If you flush your block by forcing water through the thermostat housing, you are reversing the flow of water through your block. That is backflushing.

I don't know how realistic is it, but the manual cautions that if you backflush with the water dist tube still in the block, you risk further plugging it, I guess by running a bunch of crud through it that has settleed elsewhere in the engine PAST the tube. The tube, being right behind the water pump, would tend to get the freshes (cleanest) water. I do know that it is fairly easy to backflush with the tube out for me, because I pulled mine and haven't bolted the water pumpo back on yet.

In either case, you need to pull your thermostat unless you flush with the engine running and keep filling the radiator. That is how we used to do it back when gas stations were service stations instead of 7/11s.

Posted

woodie,

thanks for that info!

i would have flushed through the thermostat housing, i already took the thermostat out of there...

guess i'll let it be now, because i don't want to pull the water distribution tube now.

the newest plan is now to reassemble the engine, time the ignition,

flush trough the radiator and then visit the last two hot rod meets of this season,

both in a 100 mile radius from berlin.

afterwards i'll know where i really stand with this motor and i'll take off the whole nose then

and pull the plugs and maybe the tube as well in fall/ winter.

it's a real pain to get to all the plugs with fenders still on and everything still bolted to the engine.

i don't know, i have to drive it or i'll get depressed soon...:rolleyes:

Posted

If you have the thermostat pulled, you can flush by hooking you hose to the lower radiator hose.

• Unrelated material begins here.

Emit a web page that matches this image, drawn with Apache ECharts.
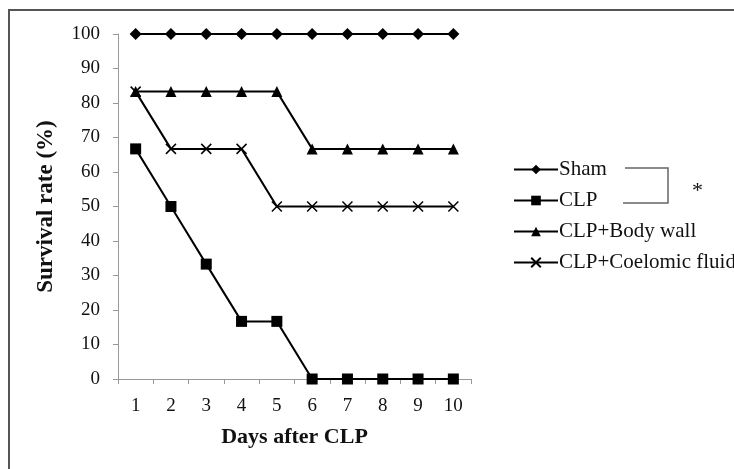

With the engine off, it will still circulate water and the water is traveling the same direction as your water pump pushes it, so should be no problem with the tube still in. If you hook a discharge hose to your upper hose to get the water coming out past the engine compartment, it won't be too messy and you'll flush out a lot of stuff. Particularly if you ran some acid to loosen everything up. Just stay out of the way of the water.